LONDON (Reuters) – Britain is the only Group of Seven nation to have suffered a cut to its 2023 economic growth outlook in International Monetary Fund forecasts published on Tuesday, adding to pressure on finance minister Jeremy Hunt to come up with a growth plan.
Britain’s flagging economy now looks set to shrink by 0.6% this year, a sharp downgrade from previously expected growth of 0.3% in the IMF’s last forecast in October.
All other G7 economies are predicted to grow this year, mostly at a stronger pace than the IMF forecast three months ago.
The IMF said Britain would struggle with a combination of factors including higher taxes announced by Hunt late last year as he tried to restore the confidence of investors after September’s “mini-budget” of former prime minister Liz Truss.
Britain had also been hit particularly hard by the surge in gas prices after Russia’s invasion of Ukraine as it relied on gas for much of its power generation, and it faced a shortage of workers too that was holding back the economy, the IMF said.
The Bank of England’s sharp increase of interest rates to try to stamp out the risks from a jump in inflation would take its toll as well.
“All these factors taken together lead to a fairly sharp retrenchment of activity in 2023,” Pierre-Olivier Gourinchas, the IMF’s chief economist, told reporters.
By contrast, Britain is expected to have registered one of the highest growth rates in 2022 among European countries at 4.1%, Gourinchas said.

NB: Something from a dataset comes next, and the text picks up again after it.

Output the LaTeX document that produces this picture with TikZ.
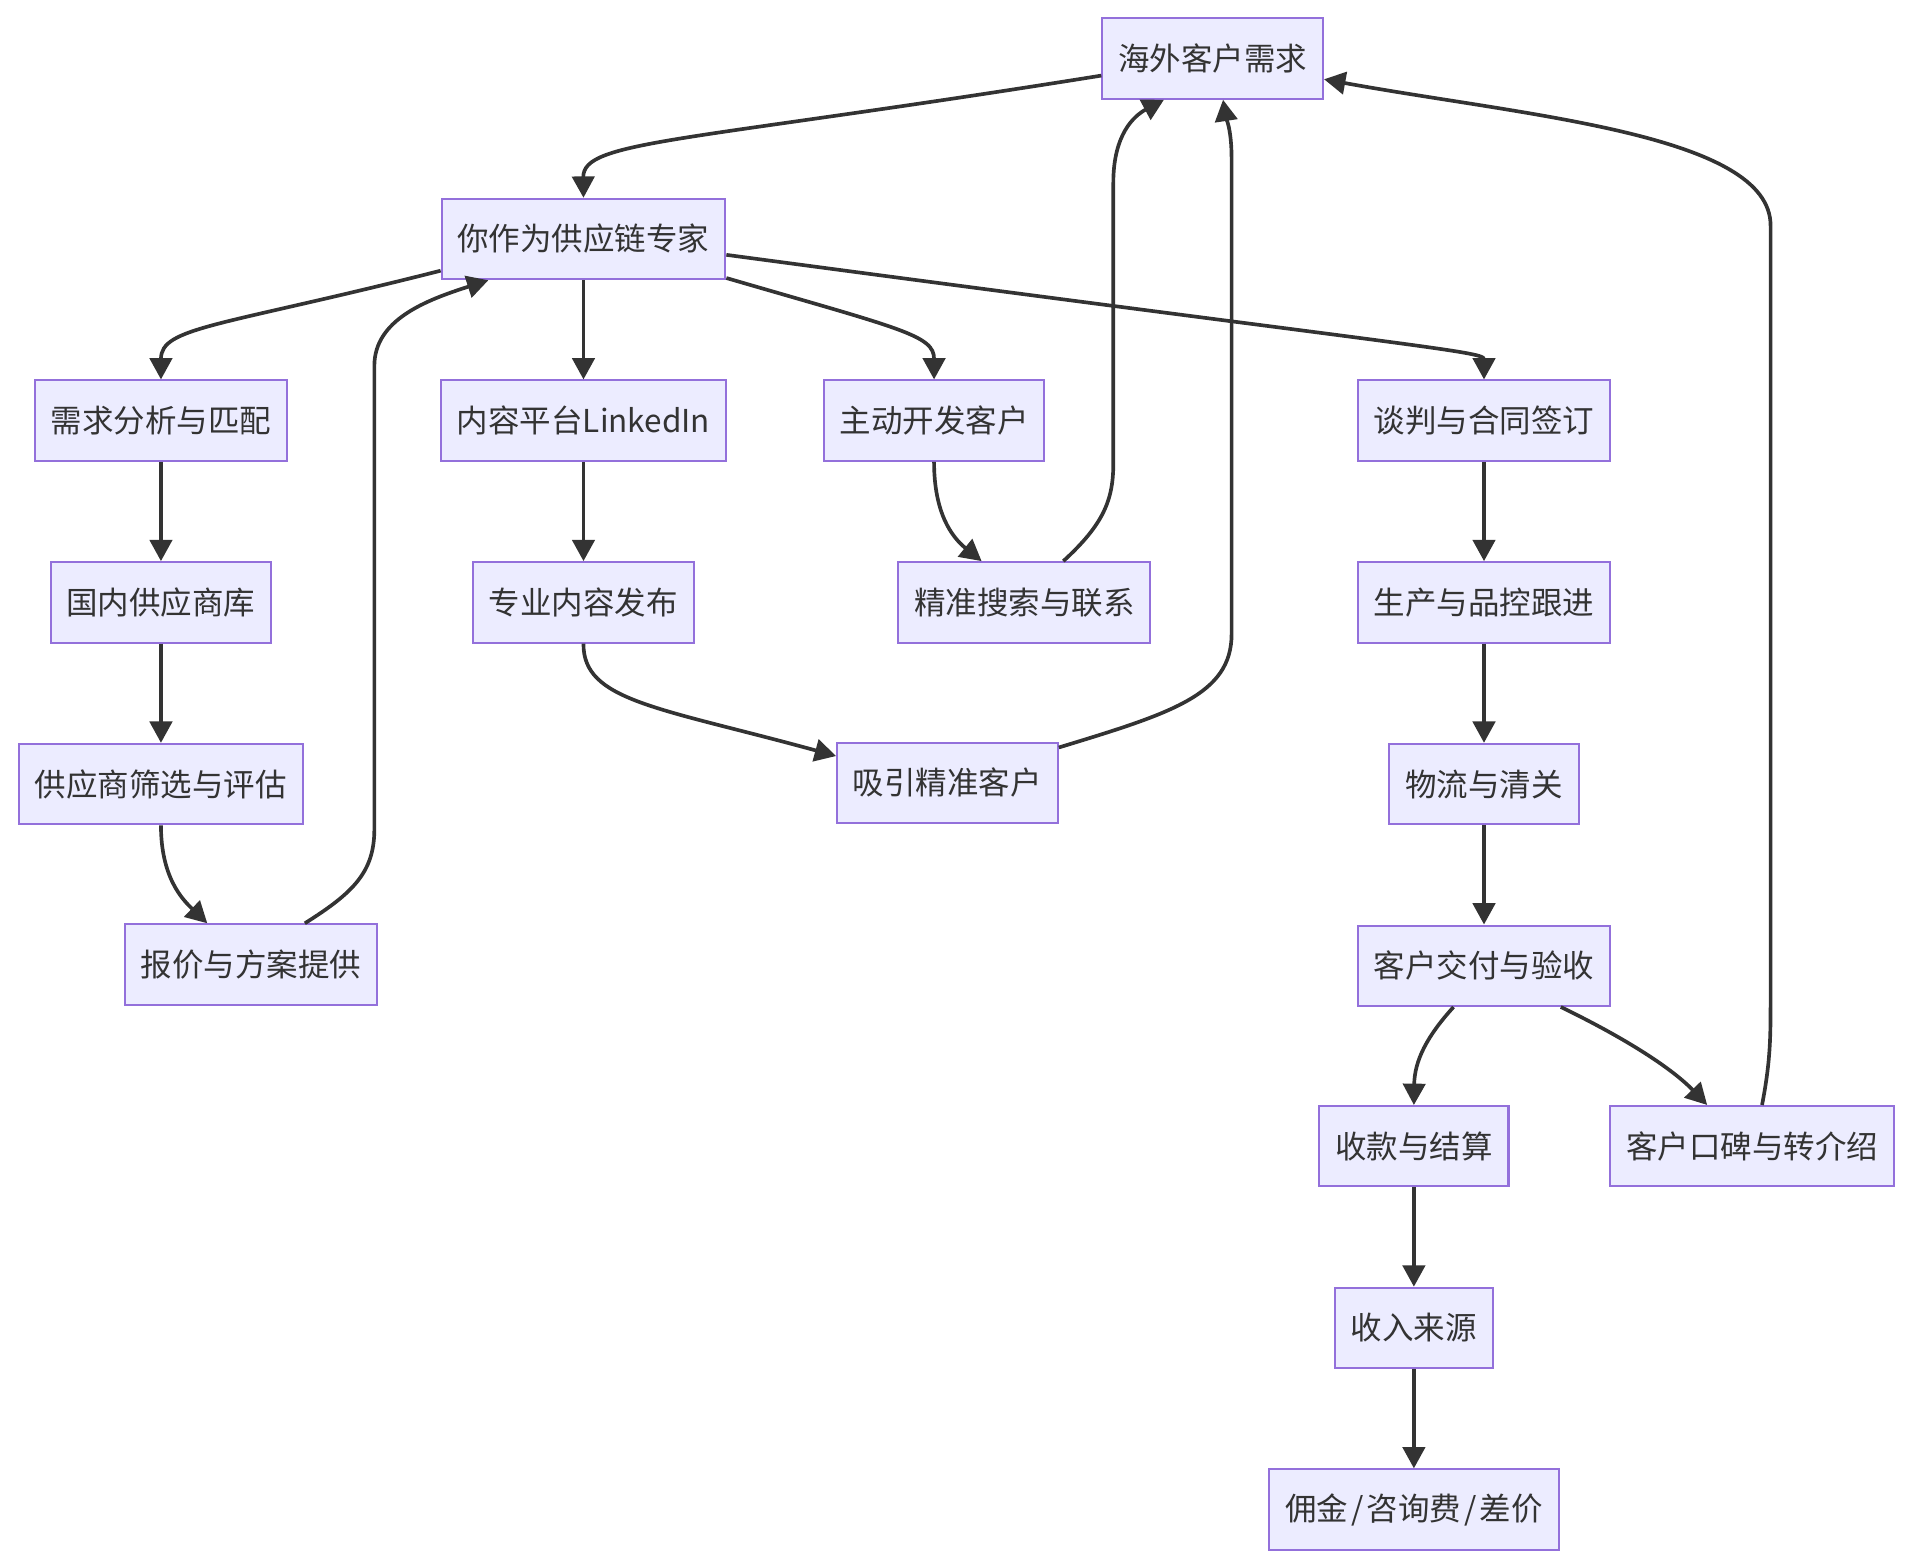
\documentclass[tikz,border=0pt]{standalone}
\usepackage{fontspec}
\setmainfont{Noto Sans CJK SC}
\usepackage{xcolor}
\usetikzlibrary{arrows.meta, calc, positioning}
\definecolor{boxfill}{HTML}{ECECFF}
\definecolor{boxline}{HTML}{9370DB}
\definecolor{inkgray}{HTML}{333333}

\tikzset{
    stepnode/.style={draw=boxline, fill=boxfill, line width=1pt, minimum height=39.6pt,
        inner xsep=7.8pt, text=inkgray, font=\fontsize{15.5}{18}\selectfont},
    flow/.style={draw=inkgray, line width=1.8pt, -{Triangle[length=10.5pt, width=11pt]}},
}

\begin{document}
\begin{tikzpicture}[x=0.6pt, y=-0.6pt]
        \useasboundingbox (0,0) rectangle (1568,1282.6);

        % top
        \node [stepnode] (need) at (994.5,48) {海外客户需求};
        \node [stepnode] (me) at (478.5,196) {你作为供应链专家};

        % supply column
        \node [stepnode] (match) at (132,345) {需求分析与匹配};
        \node [stepnode, below=48.8pt of match] (pool) {国内供应商库};
        \node [stepnode, below=48.8pt of pool] (screen) {供应商筛选与评估};
        \node [stepnode] (offer) at (206,791) {报价与方案提供};

        % content column
        \node [stepnode] (linkedin) at (478.5,345) {内容平台LinkedIn};
        \node [stepnode, below=48.8pt of linkedin] (post) {专业内容发布};
        \node [stepnode] (attract) at (777,642) {吸引精准客户};

        % outreach column
        \node [stepnode] (outreach) at (766,345) {主动开发客户};
        \node [stepnode] (search) at (840,494) {精准搜索与联系};

        % deal column
        \node [stepnode] (deal) at (1217,345) {谈判与合同签订};
        \node [stepnode, below=48.8pt of deal] (qc) {生产与品控跟进};
        \node [stepnode, below=48.8pt of qc] (ship) {物流与清关};
        \node [stepnode, below=48.8pt of ship] (deliver) {客户交付与验收};
        \node [stepnode] (pay) at (1159.5,940) {收款与结算};
        \node [stepnode] (refer) at (1437,940) {客户口碑与转介绍};
        \node [stepnode, below=48.8pt of pay] (income) {收入来源};
        \node [stepnode, below=48.8pt of income] (fee) {佣金\kern.1em/\kern.1em咨询费\kern.1em/\kern.1em差价};

        % edges from the top
        \draw [flow] ($(need.west)+(0,14)$) .. controls (560,117) and (478,115) .. (me.north);
        \draw [flow] ($(me.west)+(0,26)$) .. controls (180,268) and (132,268) .. (match.north);
        \draw [flow] (me.south) -- (linkedin.north);
        \draw [flow] ($(me.east)+(0,32)$) .. controls (740,270) and (766,275) .. (outreach.north);
        \draw [flow] ($(me.east)+(0,13)$) .. controls (1150,283) and (1217,288) .. (deal.north);

        % supply chain
        \draw [flow] (match) -- (pool);
        \draw [flow] (pool) -- (screen);
        \draw [flow] (screen.south) .. controls (132,720) and (150,738) .. ($(offer.north)+(-36,0)$);
        \draw [flow] ($(offer.north)+(44,0)$) .. controls (290,732) and (307,715) .. (307,680)
            -- (307,300) .. controls (307,262) and (350,246) .. ($(me.south)+(-78,0)$);

        % content and outreach
        \draw [flow] (linkedin) -- (post);
        \draw [flow] (post.south) .. controls (478,575) and (540,580) .. ($(attract.west)+(0,-22)$);
        \draw [flow] (outreach.south) .. controls (766,420) and (780,440) .. ($(search.north)+(-35,0)$);
        \draw [flow] ($(search.north)+(32,0)$) .. controls (905,430) and (913,410) .. (913,380)
            -- (913,150) .. controls (913,110) and (930,95) .. ($(need.south)+(-40,0)$);
        \draw [flow] ($(attract.east)+(0,-29)$) .. controls (960,585) and (1010,570) .. (1010,520)
            -- (1010,130) .. controls (1010,105) and (1005,95) .. ($(need.south)+(8.5,0)$);

        % deal to income
        \draw [flow] (deal) -- (qc);
        \draw [flow] (qc) -- (ship);
        \draw [flow] (ship) -- (deliver);
        \draw [flow] ($(deliver.south)+(-25,0)$) .. controls (1170,850) and (1160,870) .. (pay.north);
        \draw [flow] ($(deliver.south)+(63,0)$) .. controls (1330,850) and (1370,875) .. ($(refer.north)+(-37,0)$);
        \draw [flow] (pay) -- (income);
        \draw [flow] (income) -- (fee);
        \draw [flow] ($(refer.north)+(8,0)$) .. controls (1452,870) and (1452,850) .. (1452,820)
            -- (1452,185) .. controls (1452,110) and (1250,95) .. ($(need.east)+(0,17)$);
\end{tikzpicture}
\end{document}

Petya Koeva-Brooks, deputy director of the IMF’s research department, said Britain had a higher share of share of variable rate mortgages than countries such as the United States.
“So again, the transmission of monetary policy is much more immediate and quick,” she said.
Britain is the only economy in the G7 not to have recovered its pre-pandemic size with Brexit widely seen as unique drag among its peers.
Responding to the IMF report, Hunt said nearly all advanced economies were facing headwinds, and that past forecasts from a range of bodies including the IMF had proven too gloomy about Britain’s prospects.
“Short-term challenges should not obscure our long-term prospects,” he said.
Hunt is due to announce measures that he hopes will speed up growth in a budget statement on March 15. Several senior members of the ruling Conservative Party want him to cut taxes immediately.
Last week, Hunt signalled he would stick with his tax hikes but said Brexit would help Britain to become a leader in fast-growing sectors such as the digital technology and green energy while reforms of the labour market would also boost growth.
For 2024, the IMF predicted Britain’s economy would grow by 0.9%, a 0.3 percentage point increase from October’s forecast but still the joint slowest in the G7 with Japan and Italy.